Records shown =>

________________

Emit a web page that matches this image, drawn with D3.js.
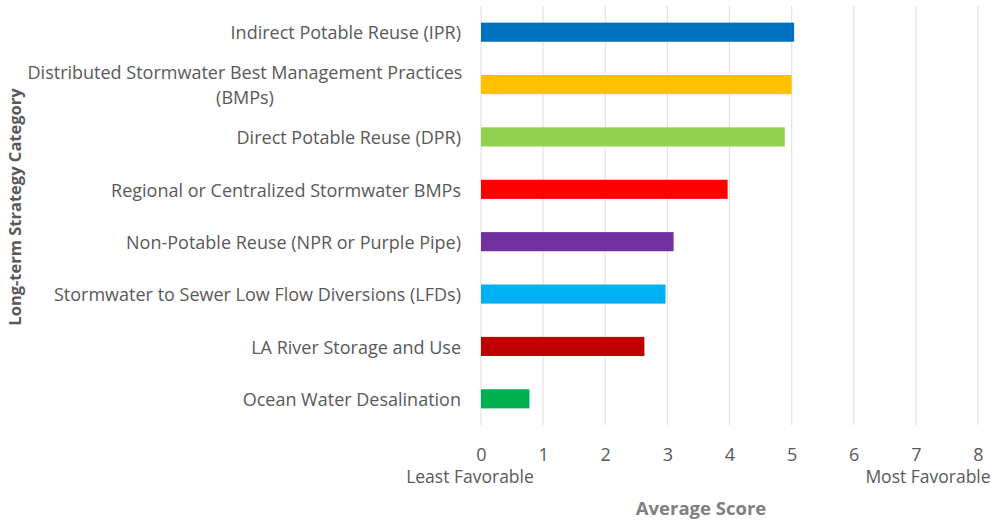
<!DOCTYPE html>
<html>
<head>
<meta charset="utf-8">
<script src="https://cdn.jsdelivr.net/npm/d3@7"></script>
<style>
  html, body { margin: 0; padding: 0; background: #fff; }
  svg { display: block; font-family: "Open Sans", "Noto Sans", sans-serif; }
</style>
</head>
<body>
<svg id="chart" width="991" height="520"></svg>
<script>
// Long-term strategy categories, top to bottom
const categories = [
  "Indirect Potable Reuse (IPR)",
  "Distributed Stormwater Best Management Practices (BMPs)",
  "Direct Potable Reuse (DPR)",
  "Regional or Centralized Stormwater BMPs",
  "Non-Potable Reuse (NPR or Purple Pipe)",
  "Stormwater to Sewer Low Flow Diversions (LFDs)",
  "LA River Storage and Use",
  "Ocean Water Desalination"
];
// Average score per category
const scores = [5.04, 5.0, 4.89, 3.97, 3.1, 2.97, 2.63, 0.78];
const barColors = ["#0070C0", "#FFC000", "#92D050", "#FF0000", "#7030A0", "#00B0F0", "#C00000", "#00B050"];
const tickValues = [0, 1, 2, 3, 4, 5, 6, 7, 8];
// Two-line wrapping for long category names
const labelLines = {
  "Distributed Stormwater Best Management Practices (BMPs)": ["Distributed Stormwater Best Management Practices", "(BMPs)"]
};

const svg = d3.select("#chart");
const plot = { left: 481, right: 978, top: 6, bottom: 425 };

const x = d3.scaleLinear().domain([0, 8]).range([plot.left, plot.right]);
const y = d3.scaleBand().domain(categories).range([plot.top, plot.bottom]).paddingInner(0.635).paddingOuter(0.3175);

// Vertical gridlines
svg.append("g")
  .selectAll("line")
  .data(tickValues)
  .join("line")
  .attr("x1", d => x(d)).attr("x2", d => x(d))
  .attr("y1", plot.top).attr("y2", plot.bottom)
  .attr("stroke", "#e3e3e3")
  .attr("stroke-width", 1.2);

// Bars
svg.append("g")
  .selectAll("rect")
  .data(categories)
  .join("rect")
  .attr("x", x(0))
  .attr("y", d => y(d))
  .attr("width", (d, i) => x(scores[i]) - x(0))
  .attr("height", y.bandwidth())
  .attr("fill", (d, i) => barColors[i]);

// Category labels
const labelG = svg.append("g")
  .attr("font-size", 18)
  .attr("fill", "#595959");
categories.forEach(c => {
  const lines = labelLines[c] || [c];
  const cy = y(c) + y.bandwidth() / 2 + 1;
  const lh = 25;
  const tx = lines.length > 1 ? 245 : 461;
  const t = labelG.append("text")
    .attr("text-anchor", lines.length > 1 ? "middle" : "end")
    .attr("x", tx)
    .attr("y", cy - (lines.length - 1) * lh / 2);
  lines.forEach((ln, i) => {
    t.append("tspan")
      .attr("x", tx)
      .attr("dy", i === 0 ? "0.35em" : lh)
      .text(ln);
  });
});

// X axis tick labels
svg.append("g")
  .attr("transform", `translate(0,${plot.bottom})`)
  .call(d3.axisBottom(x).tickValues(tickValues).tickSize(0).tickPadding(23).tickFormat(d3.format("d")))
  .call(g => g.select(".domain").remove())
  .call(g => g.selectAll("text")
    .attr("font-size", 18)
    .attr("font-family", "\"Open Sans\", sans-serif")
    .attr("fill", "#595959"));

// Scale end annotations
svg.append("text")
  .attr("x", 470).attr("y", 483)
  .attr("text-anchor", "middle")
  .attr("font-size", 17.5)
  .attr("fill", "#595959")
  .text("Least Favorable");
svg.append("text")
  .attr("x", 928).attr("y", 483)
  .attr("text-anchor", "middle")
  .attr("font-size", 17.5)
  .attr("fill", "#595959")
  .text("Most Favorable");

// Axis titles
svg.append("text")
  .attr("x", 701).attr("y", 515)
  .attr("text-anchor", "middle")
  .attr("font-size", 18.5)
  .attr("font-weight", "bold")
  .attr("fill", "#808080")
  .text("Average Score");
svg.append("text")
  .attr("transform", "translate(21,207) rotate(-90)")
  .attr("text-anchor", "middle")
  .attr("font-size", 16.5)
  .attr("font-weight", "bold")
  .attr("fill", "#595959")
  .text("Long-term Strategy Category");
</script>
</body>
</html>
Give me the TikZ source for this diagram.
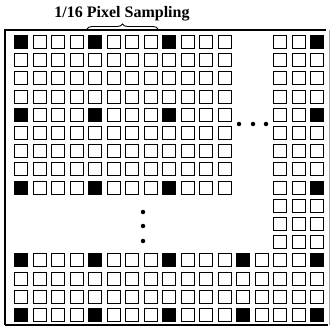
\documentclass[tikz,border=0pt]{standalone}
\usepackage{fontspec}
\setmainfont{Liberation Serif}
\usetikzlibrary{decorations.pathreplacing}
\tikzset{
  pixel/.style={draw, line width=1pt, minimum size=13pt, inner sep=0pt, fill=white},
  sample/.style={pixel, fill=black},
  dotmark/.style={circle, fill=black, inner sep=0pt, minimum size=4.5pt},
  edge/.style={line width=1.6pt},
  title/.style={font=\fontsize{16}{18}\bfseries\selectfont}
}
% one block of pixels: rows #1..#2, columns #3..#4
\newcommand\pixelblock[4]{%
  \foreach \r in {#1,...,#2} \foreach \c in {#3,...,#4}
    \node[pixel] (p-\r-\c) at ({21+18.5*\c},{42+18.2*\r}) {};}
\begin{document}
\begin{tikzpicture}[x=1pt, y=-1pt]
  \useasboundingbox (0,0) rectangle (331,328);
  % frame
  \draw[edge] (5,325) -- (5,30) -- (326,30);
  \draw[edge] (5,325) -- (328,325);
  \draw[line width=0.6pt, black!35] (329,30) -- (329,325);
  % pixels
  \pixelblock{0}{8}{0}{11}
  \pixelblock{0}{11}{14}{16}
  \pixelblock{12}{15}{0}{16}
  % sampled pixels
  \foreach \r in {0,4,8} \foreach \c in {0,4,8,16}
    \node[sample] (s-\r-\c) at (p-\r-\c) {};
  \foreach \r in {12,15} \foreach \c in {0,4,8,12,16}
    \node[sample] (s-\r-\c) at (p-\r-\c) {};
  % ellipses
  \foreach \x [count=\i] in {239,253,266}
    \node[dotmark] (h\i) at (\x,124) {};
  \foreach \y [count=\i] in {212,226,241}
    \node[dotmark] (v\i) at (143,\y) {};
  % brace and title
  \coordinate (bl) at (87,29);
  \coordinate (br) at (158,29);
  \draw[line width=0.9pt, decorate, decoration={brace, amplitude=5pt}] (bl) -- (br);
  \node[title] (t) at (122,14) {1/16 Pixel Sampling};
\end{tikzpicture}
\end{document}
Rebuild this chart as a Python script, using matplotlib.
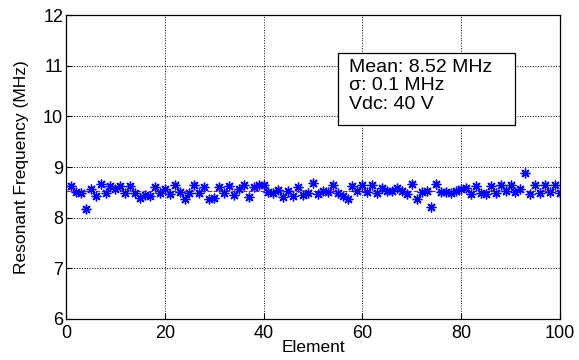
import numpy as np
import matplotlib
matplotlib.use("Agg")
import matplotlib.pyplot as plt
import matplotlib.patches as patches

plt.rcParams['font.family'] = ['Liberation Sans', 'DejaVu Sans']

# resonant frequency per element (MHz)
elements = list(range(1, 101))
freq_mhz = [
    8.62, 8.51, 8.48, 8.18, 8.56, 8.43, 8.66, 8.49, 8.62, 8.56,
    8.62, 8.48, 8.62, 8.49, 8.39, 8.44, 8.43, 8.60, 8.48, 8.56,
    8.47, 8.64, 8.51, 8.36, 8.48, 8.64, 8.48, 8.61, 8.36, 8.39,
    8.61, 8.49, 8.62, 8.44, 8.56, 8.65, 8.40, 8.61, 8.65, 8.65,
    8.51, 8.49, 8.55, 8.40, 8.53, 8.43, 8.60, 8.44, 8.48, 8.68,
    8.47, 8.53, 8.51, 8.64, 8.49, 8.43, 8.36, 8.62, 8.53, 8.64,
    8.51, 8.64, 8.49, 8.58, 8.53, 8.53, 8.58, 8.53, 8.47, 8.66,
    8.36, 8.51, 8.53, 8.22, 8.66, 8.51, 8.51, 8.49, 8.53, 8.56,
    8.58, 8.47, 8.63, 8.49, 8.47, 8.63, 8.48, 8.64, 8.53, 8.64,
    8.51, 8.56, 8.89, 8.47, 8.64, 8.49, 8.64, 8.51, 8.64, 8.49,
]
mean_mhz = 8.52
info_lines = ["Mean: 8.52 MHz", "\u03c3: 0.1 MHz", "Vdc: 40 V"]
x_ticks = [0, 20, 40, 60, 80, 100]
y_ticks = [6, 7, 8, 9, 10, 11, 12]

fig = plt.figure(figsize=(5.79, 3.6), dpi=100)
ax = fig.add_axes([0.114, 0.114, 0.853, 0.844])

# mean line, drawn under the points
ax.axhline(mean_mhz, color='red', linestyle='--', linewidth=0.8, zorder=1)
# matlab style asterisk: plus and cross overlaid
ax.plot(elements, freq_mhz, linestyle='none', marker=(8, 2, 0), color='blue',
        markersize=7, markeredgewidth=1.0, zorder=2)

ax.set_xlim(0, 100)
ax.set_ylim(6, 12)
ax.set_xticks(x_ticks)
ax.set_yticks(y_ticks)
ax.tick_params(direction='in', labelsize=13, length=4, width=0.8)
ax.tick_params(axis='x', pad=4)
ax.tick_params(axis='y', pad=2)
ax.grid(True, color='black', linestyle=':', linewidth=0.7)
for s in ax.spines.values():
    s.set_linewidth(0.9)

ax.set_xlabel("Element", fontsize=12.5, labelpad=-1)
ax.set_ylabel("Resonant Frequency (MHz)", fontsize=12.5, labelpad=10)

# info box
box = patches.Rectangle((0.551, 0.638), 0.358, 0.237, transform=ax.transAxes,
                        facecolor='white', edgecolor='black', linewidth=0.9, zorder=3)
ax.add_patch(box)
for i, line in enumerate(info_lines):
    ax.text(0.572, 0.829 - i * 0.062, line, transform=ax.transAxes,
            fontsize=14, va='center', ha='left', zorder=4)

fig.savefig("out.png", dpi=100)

________________

Task to complete => Give again, word for word, every line from the top of the data through the line with "6, bottom: 425", both ends included, and exclude the pictures.

Finished exercise =>
Emit a web page that matches this image, drawn with D3.js.
<!DOCTYPE html>
<html>
<head>
<meta charset="utf-8">
<script src="https://cdn.jsdelivr.net/npm/d3@7"></script>
<style>
  html, body { margin: 0; padding: 0; background: #fff; }
  svg { display: block; font-family: "Open Sans", "Noto Sans", sans-serif; }
</style>
</head>
<body>
<svg id="chart" width="991" height="520"></svg>
<script>
// Long-term strategy categories, top to bottom
const categories = [
  "Indirect Potable Reuse (IPR)",
  "Distributed Stormwater Best Management Practices (BMPs)",
  "Direct Potable Reuse (DPR)",
  "Regional or Centralized Stormwater BMPs",
  "Non-Potable Reuse (NPR or Purple Pipe)",
  "Stormwater to Sewer Low Flow Diversions (LFDs)",
  "LA River Storage and Use",
  "Ocean Water Desalination"
];
// Average score per category
const scores = [5.04, 5.0, 4.89, 3.97, 3.1, 2.97, 2.63, 0.78];
const barColors = ["#0070C0", "#FFC000", "#92D050", "#FF0000", "#7030A0", "#00B0F0", "#C00000", "#00B050"];
const tickValues = [0, 1, 2, 3, 4, 5, 6, 7, 8];
// Two-line wrapping for long category names
const labelLines = {
  "Distributed Stormwater Best Management Practices (BMPs)": ["Distributed Stormwater Best Management Practices", "(BMPs)"]
};

const svg = d3.select("#chart");
const plot = { left: 481, right: 978, top: 6, bottom: 425 };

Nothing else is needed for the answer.